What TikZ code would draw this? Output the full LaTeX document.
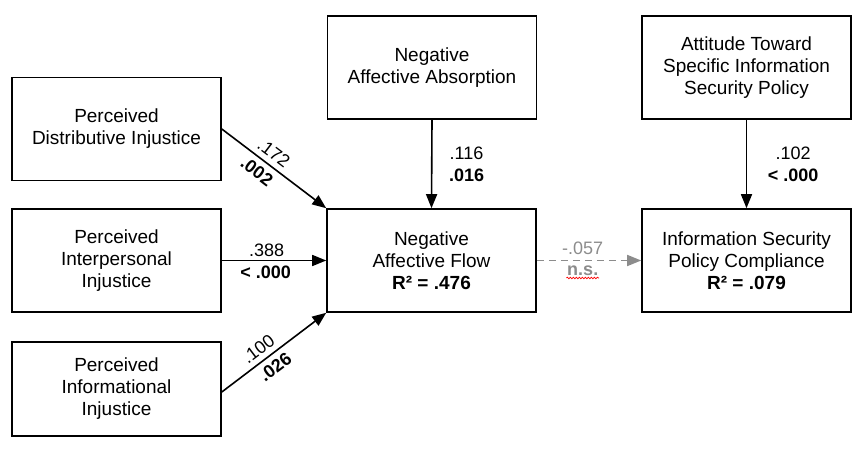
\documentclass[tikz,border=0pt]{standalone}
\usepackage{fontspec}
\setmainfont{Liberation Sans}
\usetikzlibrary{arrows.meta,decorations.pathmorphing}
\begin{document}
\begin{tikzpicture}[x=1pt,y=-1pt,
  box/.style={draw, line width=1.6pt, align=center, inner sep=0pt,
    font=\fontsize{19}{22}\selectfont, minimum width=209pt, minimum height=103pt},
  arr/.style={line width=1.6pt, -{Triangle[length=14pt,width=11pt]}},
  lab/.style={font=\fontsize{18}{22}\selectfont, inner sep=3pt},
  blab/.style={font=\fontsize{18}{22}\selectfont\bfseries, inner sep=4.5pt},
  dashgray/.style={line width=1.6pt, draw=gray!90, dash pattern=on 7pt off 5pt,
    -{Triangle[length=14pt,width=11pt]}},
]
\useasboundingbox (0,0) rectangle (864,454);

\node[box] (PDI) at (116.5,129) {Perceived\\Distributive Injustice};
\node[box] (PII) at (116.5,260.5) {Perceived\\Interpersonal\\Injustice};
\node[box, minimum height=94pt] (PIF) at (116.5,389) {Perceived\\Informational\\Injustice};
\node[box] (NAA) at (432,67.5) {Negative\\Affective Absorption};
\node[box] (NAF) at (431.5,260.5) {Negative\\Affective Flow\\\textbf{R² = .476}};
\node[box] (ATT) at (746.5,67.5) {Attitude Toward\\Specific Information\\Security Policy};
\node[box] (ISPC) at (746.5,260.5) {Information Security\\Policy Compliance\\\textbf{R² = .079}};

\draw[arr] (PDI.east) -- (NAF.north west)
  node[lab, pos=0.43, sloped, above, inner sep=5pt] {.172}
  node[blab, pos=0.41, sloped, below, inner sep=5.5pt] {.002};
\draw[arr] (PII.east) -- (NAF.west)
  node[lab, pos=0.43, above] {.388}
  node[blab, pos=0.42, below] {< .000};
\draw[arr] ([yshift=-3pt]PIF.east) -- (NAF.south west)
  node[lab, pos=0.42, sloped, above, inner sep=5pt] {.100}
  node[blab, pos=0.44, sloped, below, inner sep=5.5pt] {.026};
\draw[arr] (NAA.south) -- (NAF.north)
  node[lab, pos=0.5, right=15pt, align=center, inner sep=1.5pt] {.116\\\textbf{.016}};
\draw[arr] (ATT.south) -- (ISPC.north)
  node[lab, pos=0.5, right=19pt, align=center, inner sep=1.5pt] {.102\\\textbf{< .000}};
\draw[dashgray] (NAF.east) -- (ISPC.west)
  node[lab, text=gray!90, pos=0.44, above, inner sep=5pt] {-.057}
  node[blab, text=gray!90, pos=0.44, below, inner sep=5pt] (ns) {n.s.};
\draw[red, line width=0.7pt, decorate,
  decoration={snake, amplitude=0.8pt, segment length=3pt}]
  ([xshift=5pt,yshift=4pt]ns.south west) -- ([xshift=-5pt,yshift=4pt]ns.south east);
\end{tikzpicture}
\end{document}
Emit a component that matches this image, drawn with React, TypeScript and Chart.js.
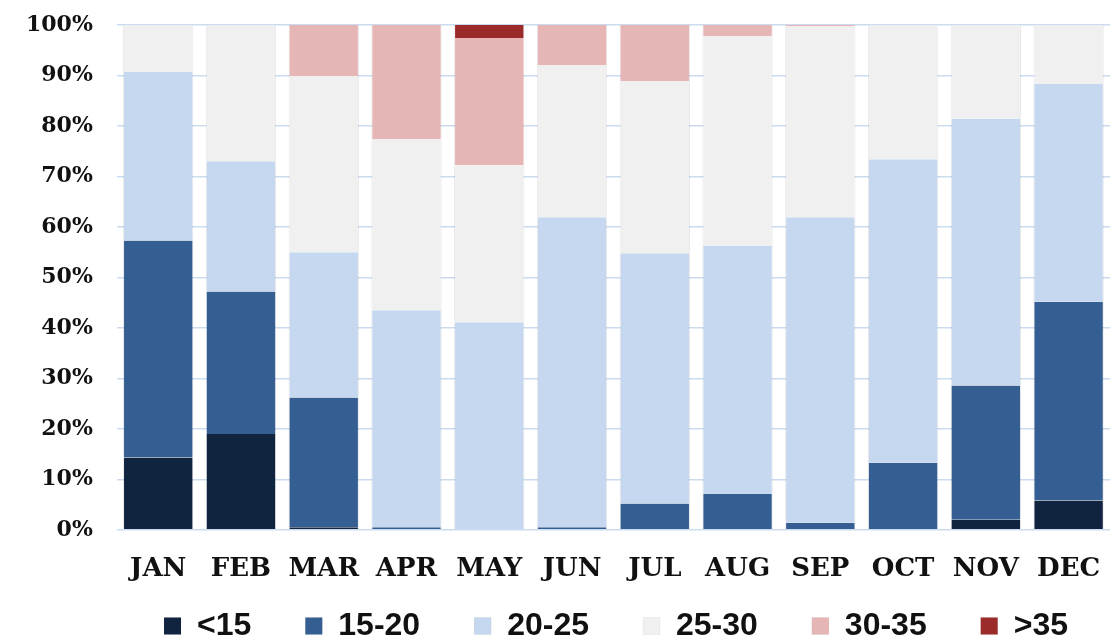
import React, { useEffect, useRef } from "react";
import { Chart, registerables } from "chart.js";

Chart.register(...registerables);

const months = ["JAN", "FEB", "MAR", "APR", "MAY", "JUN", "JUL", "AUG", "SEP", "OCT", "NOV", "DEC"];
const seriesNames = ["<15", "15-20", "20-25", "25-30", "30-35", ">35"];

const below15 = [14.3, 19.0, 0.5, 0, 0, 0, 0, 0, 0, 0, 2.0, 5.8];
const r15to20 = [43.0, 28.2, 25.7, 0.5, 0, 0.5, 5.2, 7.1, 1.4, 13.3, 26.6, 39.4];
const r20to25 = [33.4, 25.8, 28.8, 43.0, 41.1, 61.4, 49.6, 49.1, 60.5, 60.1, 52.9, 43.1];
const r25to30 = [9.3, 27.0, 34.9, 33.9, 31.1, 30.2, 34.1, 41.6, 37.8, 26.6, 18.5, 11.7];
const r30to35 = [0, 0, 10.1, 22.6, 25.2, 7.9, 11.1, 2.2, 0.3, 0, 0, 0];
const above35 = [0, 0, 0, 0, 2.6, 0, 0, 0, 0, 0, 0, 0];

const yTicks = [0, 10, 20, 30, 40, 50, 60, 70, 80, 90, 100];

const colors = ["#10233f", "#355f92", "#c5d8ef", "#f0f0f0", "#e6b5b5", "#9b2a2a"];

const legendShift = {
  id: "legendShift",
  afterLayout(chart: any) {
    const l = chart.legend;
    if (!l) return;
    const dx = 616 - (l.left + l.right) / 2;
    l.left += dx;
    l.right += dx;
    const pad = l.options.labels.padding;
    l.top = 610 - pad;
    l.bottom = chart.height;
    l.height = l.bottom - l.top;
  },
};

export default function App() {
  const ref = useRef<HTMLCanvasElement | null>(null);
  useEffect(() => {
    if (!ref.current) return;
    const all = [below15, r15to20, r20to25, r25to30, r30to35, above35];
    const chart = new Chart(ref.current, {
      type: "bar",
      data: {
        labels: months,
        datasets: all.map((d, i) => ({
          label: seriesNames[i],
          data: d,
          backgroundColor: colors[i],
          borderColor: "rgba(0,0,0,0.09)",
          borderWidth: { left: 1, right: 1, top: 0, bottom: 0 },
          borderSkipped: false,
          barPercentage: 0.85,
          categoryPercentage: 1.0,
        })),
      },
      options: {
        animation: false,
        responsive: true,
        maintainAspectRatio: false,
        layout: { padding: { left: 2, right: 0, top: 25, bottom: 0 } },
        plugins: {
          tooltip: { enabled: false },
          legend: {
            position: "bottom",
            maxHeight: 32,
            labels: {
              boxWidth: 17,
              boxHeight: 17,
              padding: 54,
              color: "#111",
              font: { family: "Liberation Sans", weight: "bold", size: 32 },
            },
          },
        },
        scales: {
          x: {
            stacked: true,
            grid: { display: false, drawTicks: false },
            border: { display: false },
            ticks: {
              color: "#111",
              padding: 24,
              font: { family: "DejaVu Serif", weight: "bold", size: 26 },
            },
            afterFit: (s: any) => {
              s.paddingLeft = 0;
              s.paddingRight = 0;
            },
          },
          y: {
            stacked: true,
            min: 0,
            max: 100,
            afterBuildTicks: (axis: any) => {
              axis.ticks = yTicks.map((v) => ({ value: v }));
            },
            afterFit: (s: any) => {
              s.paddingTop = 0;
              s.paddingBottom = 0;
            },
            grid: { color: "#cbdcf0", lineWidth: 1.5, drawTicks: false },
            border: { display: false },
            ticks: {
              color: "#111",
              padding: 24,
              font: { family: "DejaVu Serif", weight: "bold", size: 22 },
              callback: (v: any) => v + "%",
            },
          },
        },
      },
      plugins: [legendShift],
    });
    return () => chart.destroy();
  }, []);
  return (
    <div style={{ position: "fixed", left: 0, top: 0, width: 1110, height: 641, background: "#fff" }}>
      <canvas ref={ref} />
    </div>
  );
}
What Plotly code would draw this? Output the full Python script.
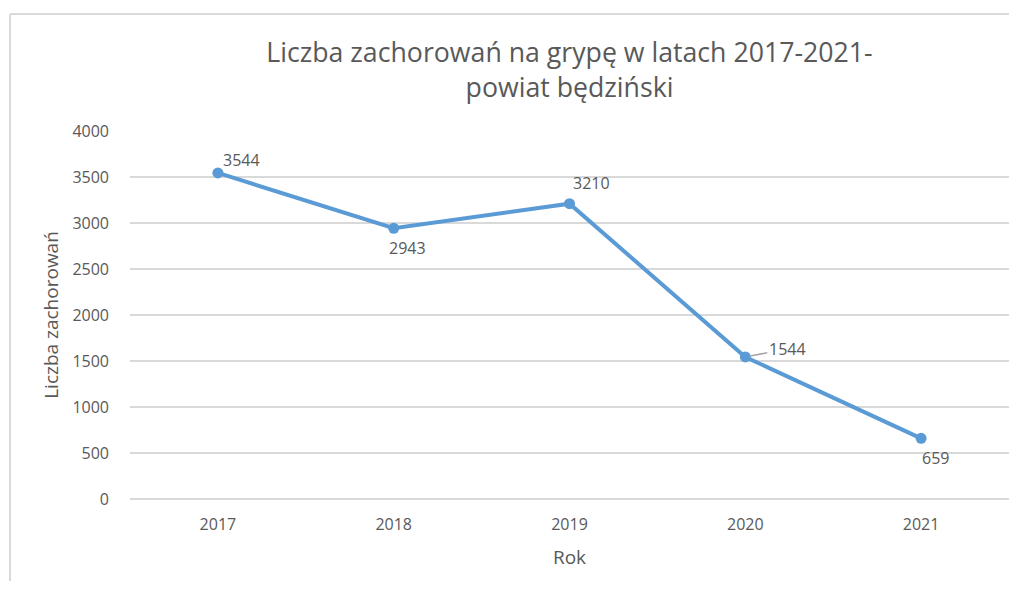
..........
What this task involves>
Every line should be retyped exactly, with the pictures omitted.

Response to the exercise>
What TikZ code would draw this? Output the full LaTeX document.
\documentclass[tikz,border=0pt]{standalone}
\usepackage{fontspec}
\setmainfont{Liberation Sans}
\usetikzlibrary{arrows.meta,decorations.pathmorphing}
\begin{document}
\begin{tikzpicture}[x=1pt,y=-1pt,
  box/.style={draw, line width=1.6pt, align=center, inner sep=0pt,
    font=\fontsize{19}{22}\selectfont, minimum width=209pt, minimum height=103pt},
  arr/.style={line width=1.6pt, -{Triangle[length=14pt,width=11pt]}},
  lab/.style={font=\fontsize{18}{22}\selectfont, inner sep=3pt},
  blab/.style={font=\fontsize{18}{22}\selectfont\bfseries, inner sep=4.5pt},
  dashgray/.style={line width=1.6pt, draw=gray!90, dash pattern=on 7pt off 5pt,
    -{Triangle[length=14pt,width=11pt]}},
]
\useasboundingbox (0,0) rectangle (864,454);

\node[box] (PDI) at (116.5,129) {Perceived\\Distributive Injustice};
\node[box] (PII) at (116.5,260.5) {Perceived\\Interpersonal\\Injustice};
\node[box, minimum height=94pt] (PIF) at (116.5,389) {Perceived\\Informational\\Injustice};
\node[box] (NAA) at (432,67.5) {Negative\\Affective Absorption};
\node[box] (NAF) at (431.5,260.5) {Negative\\Affective Flow\\\textbf{R² = .476}};
\node[box] (ATT) at (746.5,67.5) {Attitude Toward\\Specific Information\\Security Policy};
\node[box] (ISPC) at (746.5,260.5) {Information Security\\Policy Compliance\\\textbf{R² = .079}};

\draw[arr] (PDI.east) -- (NAF.north west)
  node[lab, pos=0.43, sloped, above, inner sep=5pt] {.172}
  node[blab, pos=0.41, sloped, below, inner sep=5.5pt] {.002};
\draw[arr] (PII.east) -- (NAF.west)
  node[lab, pos=0.43, above] {.388}
  node[blab, pos=0.42, below] {< .000};
\draw[arr] ([yshift=-3pt]PIF.east) -- (NAF.south west)
  node[lab, pos=0.42, sloped, above, inner sep=5pt] {.100}
  node[blab, pos=0.44, sloped, below, inner sep=5.5pt] {.026};
\draw[arr] (NAA.south) -- (NAF.north)
  node[lab, pos=0.5, right=15pt, align=center, inner sep=1.5pt] {.116\\\textbf{.016}};
\draw[arr] (ATT.south) -- (ISPC.north)
  node[lab, pos=0.5, right=19pt, align=center, inner sep=1.5pt] {.102\\\textbf{< .000}};
\draw[dashgray] (NAF.east) -- (ISPC.west)
  node[lab, text=gray!90, pos=0.44, above, inner sep=5pt] {-.057}
  node[blab, text=gray!90, pos=0.44, below, inner sep=5pt] (ns) {n.s.};
\draw[red, line width=0.7pt, decorate,
  decoration={snake, amplitude=0.8pt, segment length=3pt}]
  ([xshift=5pt,yshift=4pt]ns.south west) -- ([xshift=-5pt,yshift=4pt]ns.south east);
\end{tikzpicture}
\end{document}
Emit a component that matches this image, drawn with React, TypeScript and Chart.js.
import React, { useEffect, useRef } from "react";
import { Chart, registerables } from "chart.js";

Chart.register(...registerables);

const months = ["JAN", "FEB", "MAR", "APR", "MAY", "JUN", "JUL", "AUG", "SEP", "OCT", "NOV", "DEC"];
const seriesNames = ["<15", "15-20", "20-25", "25-30", "30-35", ">35"];

const below15 = [14.3, 19.0, 0.5, 0, 0, 0, 0, 0, 0, 0, 2.0, 5.8];
const r15to20 = [43.0, 28.2, 25.7, 0.5, 0, 0.5, 5.2, 7.1, 1.4, 13.3, 26.6, 39.4];
const r20to25 = [33.4, 25.8, 28.8, 43.0, 41.1, 61.4, 49.6, 49.1, 60.5, 60.1, 52.9, 43.1];
const r25to30 = [9.3, 27.0, 34.9, 33.9, 31.1, 30.2, 34.1, 41.6, 37.8, 26.6, 18.5, 11.7];
const r30to35 = [0, 0, 10.1, 22.6, 25.2, 7.9, 11.1, 2.2, 0.3, 0, 0, 0];
const above35 = [0, 0, 0, 0, 2.6, 0, 0, 0, 0, 0, 0, 0];

const yTicks = [0, 10, 20, 30, 40, 50, 60, 70, 80, 90, 100];

const colors = ["#10233f", "#355f92", "#c5d8ef", "#f0f0f0", "#e6b5b5", "#9b2a2a"];

const legendShift = {
  id: "legendShift",
  afterLayout(chart: any) {
    const l = chart.legend;
    if (!l) return;
    const dx = 616 - (l.left + l.right) / 2;
    l.left += dx;
    l.right += dx;
    const pad = l.options.labels.padding;
    l.top = 610 - pad;
    l.bottom = chart.height;
    l.height = l.bottom - l.top;
  },
};

export default function App() {
  const ref = useRef<HTMLCanvasElement | null>(null);
  useEffect(() => {
    if (!ref.current) return;
    const all = [below15, r15to20, r20to25, r25to30, r30to35, above35];
    const chart = new Chart(ref.current, {
      type: "bar",
      data: {
        labels: months,
        datasets: all.map((d, i) => ({
          label: seriesNames[i],
          data: d,
          backgroundColor: colors[i],
          borderColor: "rgba(0,0,0,0.09)",
          borderWidth: { left: 1, right: 1, top: 0, bottom: 0 },
          borderSkipped: false,
          barPercentage: 0.85,
          categoryPercentage: 1.0,
        })),
      },
      options: {
        animation: false,
        responsive: true,
        maintainAspectRatio: false,
        layout: { padding: { left: 2, right: 0, top: 25, bottom: 0 } },
        plugins: {
          tooltip: { enabled: false },
          legend: {
            position: "bottom",
            maxHeight: 32,
            labels: {
              boxWidth: 17,
              boxHeight: 17,
              padding: 54,
              color: "#111",
              font: { family: "Liberation Sans", weight: "bold", size: 32 },
            },
          },
        },
        scales: {
          x: {
            stacked: true,
            grid: { display: false, drawTicks: false },
            border: { display: false },
            ticks: {
              color: "#111",
              padding: 24,
              font: { family: "DejaVu Serif", weight: "bold", size: 26 },
            },
            afterFit: (s: any) => {
              s.paddingLeft = 0;
              s.paddingRight = 0;
            },
          },
          y: {
            stacked: true,
            min: 0,
            max: 100,
            afterBuildTicks: (axis: any) => {
              axis.ticks = yTicks.map((v) => ({ value: v }));
            },
            afterFit: (s: any) => {
              s.paddingTop = 0;
              s.paddingBottom = 0;
            },
            grid: { color: "#cbdcf0", lineWidth: 1.5, drawTicks: false },
            border: { display: false },
            ticks: {
              color: "#111",
              padding: 24,
              font: { family: "DejaVu Serif", weight: "bold", size: 22 },
              callback: (v: any) => v + "%",
            },
          },
        },
      },
      plugins: [legendShift],
    });
    return () => chart.destroy();
  }, []);
  return (
    <div style={{ position: "fixed", left: 0, top: 0, width: 1110, height: 641, background: "#fff" }}>
      <canvas ref={ref} />
    </div>
  );
}
What Plotly code would draw this? Output the full Python script.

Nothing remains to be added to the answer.